> Your instructions: Extract everything from the first line through the line with "Chart.register(...registerables);", both ends included, except for any pictures.

> Given information:
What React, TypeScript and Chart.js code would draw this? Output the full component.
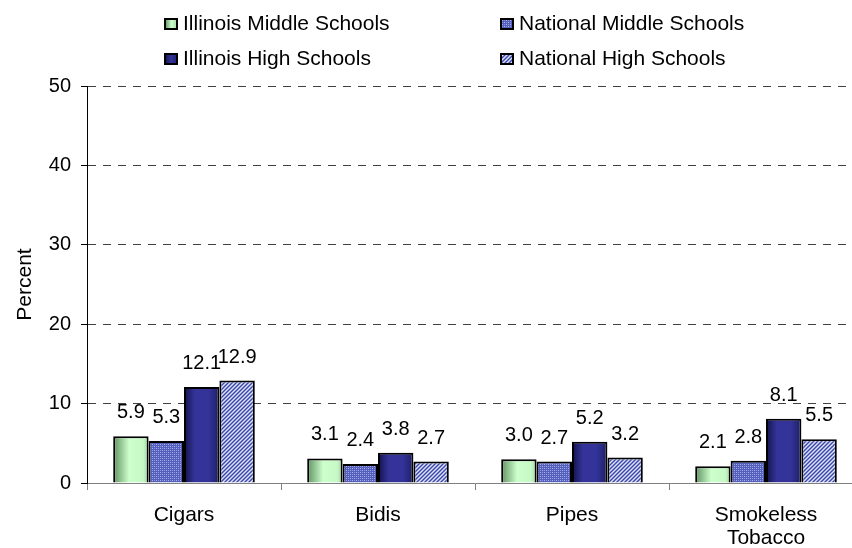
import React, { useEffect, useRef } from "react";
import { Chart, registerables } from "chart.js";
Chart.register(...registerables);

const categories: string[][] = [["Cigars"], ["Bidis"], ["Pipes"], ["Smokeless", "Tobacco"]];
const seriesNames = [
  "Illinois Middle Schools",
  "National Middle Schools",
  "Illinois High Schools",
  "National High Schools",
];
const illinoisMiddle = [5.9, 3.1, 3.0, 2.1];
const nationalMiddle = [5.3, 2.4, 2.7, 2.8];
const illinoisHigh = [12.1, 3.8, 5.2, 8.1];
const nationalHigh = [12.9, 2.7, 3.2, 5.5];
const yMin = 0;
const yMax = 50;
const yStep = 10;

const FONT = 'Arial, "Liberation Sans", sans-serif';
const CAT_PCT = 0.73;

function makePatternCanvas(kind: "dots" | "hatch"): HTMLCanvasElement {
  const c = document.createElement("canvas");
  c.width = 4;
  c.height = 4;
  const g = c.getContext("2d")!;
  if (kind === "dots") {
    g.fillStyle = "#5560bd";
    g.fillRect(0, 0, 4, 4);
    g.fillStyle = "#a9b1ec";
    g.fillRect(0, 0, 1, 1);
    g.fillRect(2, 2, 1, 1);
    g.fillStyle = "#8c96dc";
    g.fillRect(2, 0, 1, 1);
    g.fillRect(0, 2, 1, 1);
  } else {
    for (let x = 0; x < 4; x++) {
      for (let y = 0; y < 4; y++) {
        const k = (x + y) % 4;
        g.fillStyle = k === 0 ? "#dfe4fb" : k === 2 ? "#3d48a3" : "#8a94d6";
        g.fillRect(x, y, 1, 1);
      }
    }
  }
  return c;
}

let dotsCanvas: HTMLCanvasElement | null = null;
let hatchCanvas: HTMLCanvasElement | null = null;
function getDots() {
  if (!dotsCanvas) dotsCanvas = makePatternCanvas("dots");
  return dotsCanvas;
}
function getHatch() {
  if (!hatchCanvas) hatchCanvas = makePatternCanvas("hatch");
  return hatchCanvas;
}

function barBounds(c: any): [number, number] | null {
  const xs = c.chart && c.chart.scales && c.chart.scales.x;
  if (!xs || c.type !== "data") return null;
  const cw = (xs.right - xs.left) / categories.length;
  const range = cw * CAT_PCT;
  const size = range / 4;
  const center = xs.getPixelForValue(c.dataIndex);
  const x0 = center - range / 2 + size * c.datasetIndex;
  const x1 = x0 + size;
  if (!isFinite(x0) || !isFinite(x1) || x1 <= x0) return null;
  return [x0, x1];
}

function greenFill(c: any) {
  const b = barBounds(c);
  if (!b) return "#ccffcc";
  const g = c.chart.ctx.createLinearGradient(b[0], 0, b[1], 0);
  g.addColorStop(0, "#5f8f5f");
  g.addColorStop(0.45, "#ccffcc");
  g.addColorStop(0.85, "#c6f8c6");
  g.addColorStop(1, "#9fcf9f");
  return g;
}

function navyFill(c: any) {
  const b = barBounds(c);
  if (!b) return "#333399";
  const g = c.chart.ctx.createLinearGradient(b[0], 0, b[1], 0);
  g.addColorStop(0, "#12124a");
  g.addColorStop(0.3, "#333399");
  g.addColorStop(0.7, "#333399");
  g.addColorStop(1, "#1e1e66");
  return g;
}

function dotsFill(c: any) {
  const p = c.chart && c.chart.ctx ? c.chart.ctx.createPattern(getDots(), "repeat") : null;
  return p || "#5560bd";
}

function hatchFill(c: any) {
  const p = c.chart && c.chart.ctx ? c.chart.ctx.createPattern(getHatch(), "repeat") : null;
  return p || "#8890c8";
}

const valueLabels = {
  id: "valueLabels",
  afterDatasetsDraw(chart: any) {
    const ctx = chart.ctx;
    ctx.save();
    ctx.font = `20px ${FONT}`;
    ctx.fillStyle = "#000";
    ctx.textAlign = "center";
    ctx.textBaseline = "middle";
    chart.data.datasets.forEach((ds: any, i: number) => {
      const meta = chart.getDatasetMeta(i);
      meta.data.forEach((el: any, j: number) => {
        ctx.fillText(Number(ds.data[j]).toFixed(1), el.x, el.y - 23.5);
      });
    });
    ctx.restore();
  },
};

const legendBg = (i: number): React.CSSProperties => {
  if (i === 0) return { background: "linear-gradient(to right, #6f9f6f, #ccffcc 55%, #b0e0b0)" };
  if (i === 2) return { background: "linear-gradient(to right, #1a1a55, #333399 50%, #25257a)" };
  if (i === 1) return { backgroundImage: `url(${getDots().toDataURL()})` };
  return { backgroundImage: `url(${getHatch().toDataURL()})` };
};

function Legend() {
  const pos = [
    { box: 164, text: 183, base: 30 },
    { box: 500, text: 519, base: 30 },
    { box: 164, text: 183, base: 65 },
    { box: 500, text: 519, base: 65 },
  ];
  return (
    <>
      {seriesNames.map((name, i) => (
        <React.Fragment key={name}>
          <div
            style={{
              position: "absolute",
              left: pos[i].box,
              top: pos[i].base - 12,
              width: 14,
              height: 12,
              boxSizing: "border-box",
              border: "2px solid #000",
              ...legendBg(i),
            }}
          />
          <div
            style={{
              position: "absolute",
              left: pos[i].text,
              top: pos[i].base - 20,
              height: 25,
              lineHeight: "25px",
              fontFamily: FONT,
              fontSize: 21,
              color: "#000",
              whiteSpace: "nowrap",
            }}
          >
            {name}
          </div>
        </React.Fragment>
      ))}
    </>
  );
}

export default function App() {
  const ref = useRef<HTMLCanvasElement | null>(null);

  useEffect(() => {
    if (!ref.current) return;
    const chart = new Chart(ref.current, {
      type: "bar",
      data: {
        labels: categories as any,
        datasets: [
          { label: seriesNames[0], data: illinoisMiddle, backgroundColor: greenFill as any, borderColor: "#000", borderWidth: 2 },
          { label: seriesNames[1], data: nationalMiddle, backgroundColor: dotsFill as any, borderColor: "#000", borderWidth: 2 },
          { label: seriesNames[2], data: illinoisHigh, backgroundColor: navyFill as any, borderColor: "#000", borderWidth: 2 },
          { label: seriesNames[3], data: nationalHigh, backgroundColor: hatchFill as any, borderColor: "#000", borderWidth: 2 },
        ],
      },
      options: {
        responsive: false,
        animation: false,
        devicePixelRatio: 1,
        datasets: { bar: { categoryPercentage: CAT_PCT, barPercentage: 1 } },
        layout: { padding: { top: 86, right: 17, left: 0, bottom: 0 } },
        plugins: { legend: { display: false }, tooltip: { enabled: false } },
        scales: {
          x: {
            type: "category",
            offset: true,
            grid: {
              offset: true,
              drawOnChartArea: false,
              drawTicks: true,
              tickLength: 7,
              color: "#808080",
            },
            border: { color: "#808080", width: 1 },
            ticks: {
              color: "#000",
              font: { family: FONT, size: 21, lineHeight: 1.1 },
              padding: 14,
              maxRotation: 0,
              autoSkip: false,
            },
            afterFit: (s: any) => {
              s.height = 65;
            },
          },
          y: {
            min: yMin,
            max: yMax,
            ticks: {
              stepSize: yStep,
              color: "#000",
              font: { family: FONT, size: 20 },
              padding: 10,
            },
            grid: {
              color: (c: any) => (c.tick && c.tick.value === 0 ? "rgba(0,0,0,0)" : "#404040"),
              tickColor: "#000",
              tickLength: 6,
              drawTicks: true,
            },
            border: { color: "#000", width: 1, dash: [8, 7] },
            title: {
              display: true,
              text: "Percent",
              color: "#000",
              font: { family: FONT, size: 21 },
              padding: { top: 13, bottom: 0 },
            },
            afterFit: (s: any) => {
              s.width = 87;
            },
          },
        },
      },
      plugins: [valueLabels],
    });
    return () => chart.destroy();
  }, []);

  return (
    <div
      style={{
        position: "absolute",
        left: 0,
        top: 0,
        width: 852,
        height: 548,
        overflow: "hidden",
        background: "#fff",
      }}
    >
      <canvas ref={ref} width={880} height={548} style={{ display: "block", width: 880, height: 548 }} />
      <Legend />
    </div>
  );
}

> Task response:
What React, TypeScript and Chart.js code would draw this? Output the full component.
import React, { useEffect, useRef } from "react";
import { Chart, registerables } from "chart.js";
Chart.register(...registerables);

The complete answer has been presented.